_Prompt:_ Please transcribe the listing below in full and word for word, without its pictures.

_Material provided:_

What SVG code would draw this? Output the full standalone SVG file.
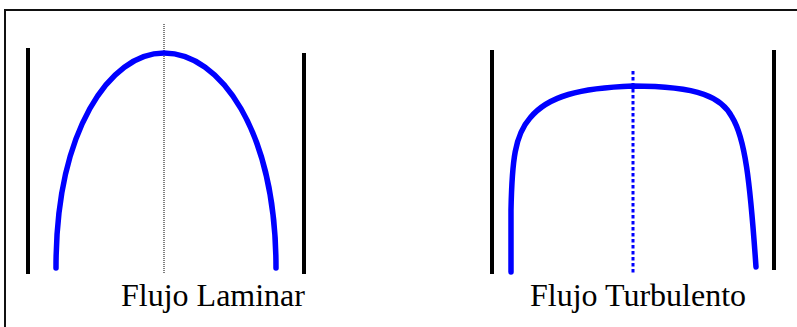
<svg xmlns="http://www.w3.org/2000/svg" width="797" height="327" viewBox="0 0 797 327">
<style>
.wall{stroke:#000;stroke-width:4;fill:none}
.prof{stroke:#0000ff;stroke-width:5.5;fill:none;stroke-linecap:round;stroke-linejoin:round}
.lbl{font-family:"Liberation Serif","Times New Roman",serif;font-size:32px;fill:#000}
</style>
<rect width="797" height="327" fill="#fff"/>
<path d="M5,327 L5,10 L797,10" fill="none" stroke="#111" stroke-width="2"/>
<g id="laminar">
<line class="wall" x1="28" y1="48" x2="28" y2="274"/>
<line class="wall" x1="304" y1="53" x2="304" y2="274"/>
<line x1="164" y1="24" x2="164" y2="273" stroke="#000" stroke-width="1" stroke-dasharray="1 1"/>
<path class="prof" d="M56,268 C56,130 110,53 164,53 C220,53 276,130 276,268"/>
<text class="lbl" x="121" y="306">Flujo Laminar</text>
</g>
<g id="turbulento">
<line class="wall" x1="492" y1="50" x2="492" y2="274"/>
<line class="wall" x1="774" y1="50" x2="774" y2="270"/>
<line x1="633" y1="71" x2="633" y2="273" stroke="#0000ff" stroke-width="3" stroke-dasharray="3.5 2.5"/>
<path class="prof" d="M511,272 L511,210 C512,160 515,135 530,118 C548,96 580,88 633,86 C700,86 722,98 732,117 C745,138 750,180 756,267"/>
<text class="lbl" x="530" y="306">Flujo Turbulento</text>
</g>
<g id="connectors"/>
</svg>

_Response for this exercise:_
What SVG code would draw this? Output the full standalone SVG file.
<svg xmlns="http://www.w3.org/2000/svg" width="797" height="327" viewBox="0 0 797 327">
<style>
.wall{stroke:#000;stroke-width:4;fill:none}
.prof{stroke:#0000ff;stroke-width:5.5;fill:none;stroke-linecap:round;stroke-linejoin:round}
.lbl{font-family:"Liberation Serif","Times New Roman",serif;font-size:32px;fill:#000}
</style>
<rect width="797" height="327" fill="#fff"/>
<path d="M5,327 L5,10 L797,10" fill="none" stroke="#111" stroke-width="2"/>
<g id="laminar">
<line class="wall" x1="28" y1="48" x2="28" y2="274"/>
<line class="wall" x1="304" y1="53" x2="304" y2="274"/>
<line x1="164" y1="24" x2="164" y2="273" stroke="#000" stroke-width="1" stroke-dasharray="1 1"/>
<path class="prof" d="M56,268 C56,130 110,53 164,53 C220,53 276,130 276,268"/>
<text class="lbl" x="121" y="306">Flujo Laminar</text>
</g>
<g id="turbulento">
<line class="wall" x1="492" y1="50" x2="492" y2="274"/>
<line class="wall" x1="774" y1="50" x2="774" y2="270"/>
<line x1="633" y1="71" x2="633" y2="273" stroke="#0000ff" stroke-width="3" stroke-dasharray="3.5 2.5"/>
<path class="prof" d="M511,272 L511,210 C512,160 515,135 530,118 C548,96 580,88 633,86 C700,86 722,98 732,117 C745,138 750,180 756,267"/>
<text class="lbl" x="530" y="306">Flujo Turbulento</text>
</g>
<g id="connectors"/>
</svg>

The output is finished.